Bad news world over hits NZ dollar

The New Zealand dollar dropped nearly 1c yesterday as investors deserted riskier currencies in the face of worsening economic data from the world's biggest economies.

Bad news on manufacturing and bank downgrades continued from Europe yesterday, following a week where China hit an eighth consecutive month of manufacturing decline.

In the US, house sales fell, estimates of first-time jobless, at 387,000, were higher than expected, and the Federal Reserve slashed economic growth forecasts.

The euphoria from the outcome of Greece's elections, and closer to home, New Zealand's surprisingly buoyant economic growth at 1.1% this week, has worn off markets and analysts already.

From trading around US79.70c on Thursday, the kiwi fell 0.89c to US78.81c at 5pm yesterday.

The price of gold and oil sank, along with the indexes of most major bourses around the world, including New York, London, Frankfurt, some Asian markets and Australia's ASX; later declining by more than 1% hours after reopening yesterday.

Adding to growing global economic concerns yesterday, the health of 15 of the world's largest financial institutions has been called into serious question, as rating agency Moody's downgraded its credit ratings, citing exposure to Europe's economic woes.

Some of the biggest names in banking, including Goldman Sachs, Barclays, Citigroup, HSBC and Deutsche Bank, had their ratings slashed, which spells out increased scrutiny from markets and potentially higher borrowing costs, AFP reported.

Craigs Investment Partners broker Peter McIntyre said the Moody's downgrade "could become a self-fulfilling prophecy", as those banking houses will now have to pay higher interest on borrowings.

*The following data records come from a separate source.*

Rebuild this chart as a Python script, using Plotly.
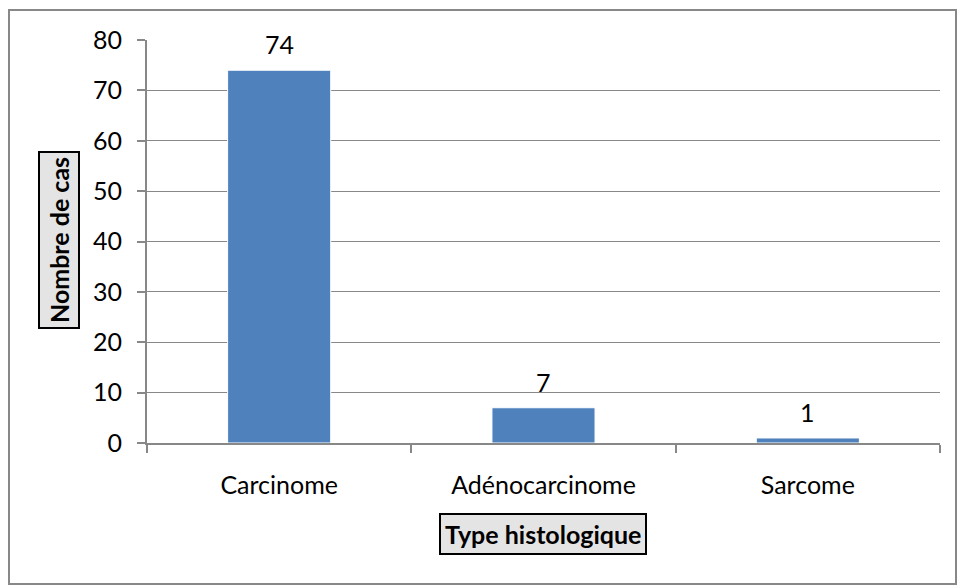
import plotly.graph_objects as go

categories = ["Carcinome", "Adénocarcinome", "Sarcome"]
values = [74, 7, 1]
y_ticks = [0, 10, 20, 30, 40, 50, 60, 70, 80]

W, H = 957, 585
L, R, T, B = 147, 940, 40, 443
pw, ph = R - L, B - T

def px(x):
    return (x - L) / pw

def py(y):
    return (B - y) / ph

FONT = "Lato, 'Open Sans', sans-serif"
FS = 25

fig = go.Figure()
fig.add_trace(go.Bar(
    x=categories, y=values, width=0.39,
    marker=dict(color="#4F81BD", line=dict(color="#ffffff", width=1)),
    hoverinfo="x+y",
))

for c, v in zip(categories, values):
    fig.add_annotation(x=c, y=v, text=str(v), showarrow=False,
                       yanchor="middle", yshift=26,
                       font=dict(family=FONT, size=FS, color="#000000"))

# axis title boxes
fig.add_annotation(x=px(59), y=py(240), xref="paper", yref="paper",
                   xanchor="center", yanchor="middle",
                   text="<b>Nombre de cas</b>", textangle=-90, showarrow=False,
                   font=dict(family=FONT, size=25, color="#000000"),
                   bgcolor="#e4e4e4", bordercolor="#000000", borderwidth=2, borderpad=4)
fig.add_annotation(x=px(543), y=py(534), xref="paper", yref="paper",
                   xanchor="center", yanchor="middle",
                   text="<b>Type histologique</b>", showarrow=False,
                   font=dict(family=FONT, size=25, color="#000000"),
                   bgcolor="#e4e4e4", bordercolor="#000000", borderwidth=2, borderpad=4)

# outer chart border
fig.add_shape(type="rect", xref="paper", yref="paper",
              x0=px(9), x1=px(956), y0=py(584), y1=py(10),
              line=dict(color="#888888", width=2), layer="below")

fig.update_layout(
    width=W, height=H,
    margin=dict(l=L, r=W - R, t=T, b=H - B),
    paper_bgcolor="#ffffff", plot_bgcolor="#ffffff",
    showlegend=False,
    font=dict(family=FONT, size=FS, color="#000000"),
)
fig.update_xaxes(
    type="category", tickson="boundaries", ticks="outside", ticklen=8,
    tickcolor="#888888", tickwidth=2, showline=True, linecolor="#888888", linewidth=2,
    showgrid=False, ticklabelstandoff=19, tickfont=dict(family=FONT, size=FS),
)
fig.update_yaxes(
    range=[0, 80], tickvals=y_ticks, ticks="outside", ticklen=8,
    tickcolor="#888888", tickwidth=2, showline=True, linecolor="#888888", linewidth=2,
    showgrid=True, gridcolor="#888888", gridwidth=1, zeroline=False,
    ticklabelstandoff=10, tickfont=dict(family=FONT, size=FS),
)

fig.write_html("out.html", config={"displayModeBar": False},
               post_script="document.body.style.margin='0px';document.body.style.overflow='hidden';")
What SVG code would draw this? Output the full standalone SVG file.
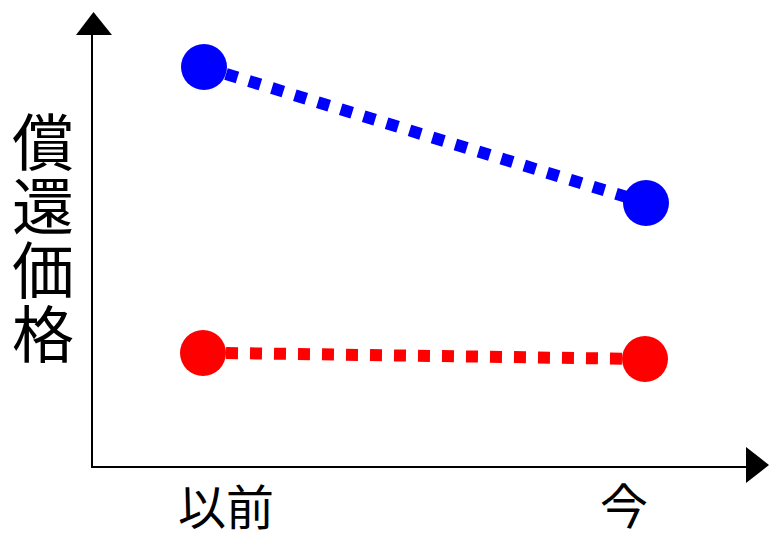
<svg xmlns="http://www.w3.org/2000/svg" width="782" height="533" viewBox="0 0 782 533">
<style>
.lbl{font-family:"Noto Sans CJK JP","Noto Sans CJK SC",sans-serif;fill:#000;text-anchor:middle}
.axis{stroke:#000;stroke-width:2;fill:none}
.dash{stroke-width:12;stroke-dasharray:12 12;fill:none}
</style>
<rect width="782" height="533" fill="#fff"/>
<g id="axes">
<line class="axis" x1="92" y1="34" x2="92" y2="467"/>
<line class="axis" x1="91" y1="467" x2="748" y2="467"/>
<polygon points="76,35 112,35 93.5,12" fill="#000"/>
<polygon points="746,447 746,483 769,465" fill="#000"/>
</g>
<g id="connectors">
<line class="dash" x1="226" y1="74" x2="646" y2="203" stroke="#0000ff"/>
<line class="dash" x1="226" y1="353" x2="646" y2="359" stroke="#ff0000"/>
</g>
<g id="blue-before"><circle cx="204" cy="67" r="23" fill="#0000ff"/></g>
<g id="blue-now"><circle cx="646" cy="203" r="23" fill="#0000ff"/></g>
<g id="red-before"><circle cx="203" cy="353" r="23" fill="#ff0000"/></g>
<g id="red-now"><circle cx="645" cy="359" r="23" fill="#ff0000"/></g>
<g id="y-label">
<text class="lbl" font-size="62" x="43" y="239" style="writing-mode:vertical-rl;letter-spacing:2px">償還価格</text>
</g>
<g id="x-labels">
<text class="lbl" font-size="48" x="226" y="525">以前</text>
<text class="lbl" font-size="48" x="624" y="524">今</text>
</g>
</svg>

"Moody's downgradings just add more pressure to a situation which is already tenuous," he said yesterday.

Forsyth Barr broker Peter Young said US stocks declined following release of a euro area manufacturing report, reflecting a fifth consecutive month of decline - at the fastest pace seen during the past three years.

In China, a purchasing managers' index was in decline for the eighth month in a row.

"All 10 groups in the S&P500 [index] retreated, ledby declines in commodity,consumer discretionary and technology shares."

Mr Young noted Spain's medium-term borrowing costs spiralled to a euro era record at an auction on Thursday, before an independent audit revealed Spain's banks would need 51 billion to 62 billion ($NZ81 billion to $99 billion) in extra capital to weather a serious economic downturn.

New Zealand economic data this week revealed growth in quarterly gross domestic product was double expectations, at 1.1%.

However, Mr McIntyre said analysts were days later seeing it as a "one off", largely because it would be difficult to replicate several positives from dairying which boosted agriculture's 2.3% contribution.

"Seems the euphoria has run out of Greece's elections ... now the markets have turned on Italy and Spain," he said of their respective, escalating, sovereign crisis.

The US "debt ceiling" problem, with borrowing levels at their maximum, have to be revisited this year, adding more volatility to already shaky markets.

Global oil also reflected the markets' downturn in expectations of economic growth.

West Texas crude dropped 4.1% to $US78.43 ($NZ99.60), North Sea Brent crude fell $US3.46 from Wednesday's close to $US89.23 a barrel, its first trip below the $US90 line since December 2010.

Global spot gold pricesretreated 2.4% to $US1568.68.

BNZ head of research Stephen Toplis said oil prices were continuing to soften the ongoing concerns surrounding the Euro-zone, Spanish bond yields rising above 7%, and softening US and Chinese economic activity.

"The global crude oil market is loosening as demand weakens and supply disruptions dissipate, but market fundamentals still point to prices well above current levels," he said in a statement yesterday.

Downgraded banks include: Bank of America, Barclays, Citigroup, Credit Suisse, Goldman Sachs, HSBC, JPMorgan Chase, Morgan Stanley, Royal Bank of Scotland, Deutsche Bank, Societe Generale and UBS.